▶ [SET PROBLEM]: Return the records exactly as they are.
## Begin PROVIDED RECORDS
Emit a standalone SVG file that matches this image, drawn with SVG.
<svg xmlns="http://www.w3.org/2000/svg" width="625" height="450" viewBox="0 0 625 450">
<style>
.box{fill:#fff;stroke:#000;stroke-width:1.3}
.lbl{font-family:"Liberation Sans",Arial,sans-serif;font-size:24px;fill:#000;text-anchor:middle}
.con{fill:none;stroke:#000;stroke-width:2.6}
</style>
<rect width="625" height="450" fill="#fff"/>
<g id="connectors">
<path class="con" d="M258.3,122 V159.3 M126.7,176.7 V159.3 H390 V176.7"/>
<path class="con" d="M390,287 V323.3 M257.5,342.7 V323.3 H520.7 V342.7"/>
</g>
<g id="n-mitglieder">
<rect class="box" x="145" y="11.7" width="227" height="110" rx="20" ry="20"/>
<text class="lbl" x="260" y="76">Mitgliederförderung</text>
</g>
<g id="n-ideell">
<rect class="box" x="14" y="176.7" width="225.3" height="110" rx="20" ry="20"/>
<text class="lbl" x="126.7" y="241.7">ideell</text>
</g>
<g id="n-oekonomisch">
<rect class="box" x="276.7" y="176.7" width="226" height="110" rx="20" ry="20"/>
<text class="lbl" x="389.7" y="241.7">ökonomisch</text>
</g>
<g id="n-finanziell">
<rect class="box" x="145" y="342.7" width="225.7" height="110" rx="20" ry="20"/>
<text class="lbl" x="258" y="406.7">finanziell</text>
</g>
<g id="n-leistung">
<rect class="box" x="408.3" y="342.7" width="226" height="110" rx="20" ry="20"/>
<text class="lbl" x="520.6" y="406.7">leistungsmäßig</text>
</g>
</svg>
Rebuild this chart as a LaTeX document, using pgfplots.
## End PROVIDED RECORDS
▶ [WRITTEN ANSWER]:
Emit a standalone SVG file that matches this image, drawn with SVG.
<svg xmlns="http://www.w3.org/2000/svg" width="625" height="450" viewBox="0 0 625 450">
<style>
.box{fill:#fff;stroke:#000;stroke-width:1.3}
.lbl{font-family:"Liberation Sans",Arial,sans-serif;font-size:24px;fill:#000;text-anchor:middle}
.con{fill:none;stroke:#000;stroke-width:2.6}
</style>
<rect width="625" height="450" fill="#fff"/>
<g id="connectors">
<path class="con" d="M258.3,122 V159.3 M126.7,176.7 V159.3 H390 V176.7"/>
<path class="con" d="M390,287 V323.3 M257.5,342.7 V323.3 H520.7 V342.7"/>
</g>
<g id="n-mitglieder">
<rect class="box" x="145" y="11.7" width="227" height="110" rx="20" ry="20"/>
<text class="lbl" x="260" y="76">Mitgliederförderung</text>
</g>
<g id="n-ideell">
<rect class="box" x="14" y="176.7" width="225.3" height="110" rx="20" ry="20"/>
<text class="lbl" x="126.7" y="241.7">ideell</text>
</g>
<g id="n-oekonomisch">
<rect class="box" x="276.7" y="176.7" width="226" height="110" rx="20" ry="20"/>
<text class="lbl" x="389.7" y="241.7">ökonomisch</text>
</g>
<g id="n-finanziell">
<rect class="box" x="145" y="342.7" width="225.7" height="110" rx="20" ry="20"/>
<text class="lbl" x="258" y="406.7">finanziell</text>
</g>
<g id="n-leistung">
<rect class="box" x="408.3" y="342.7" width="226" height="110" rx="20" ry="20"/>
<text class="lbl" x="520.6" y="406.7">leistungsmäßig</text>
</g>
</svg>
Rebuild this chart as a LaTeX document, using pgfplots.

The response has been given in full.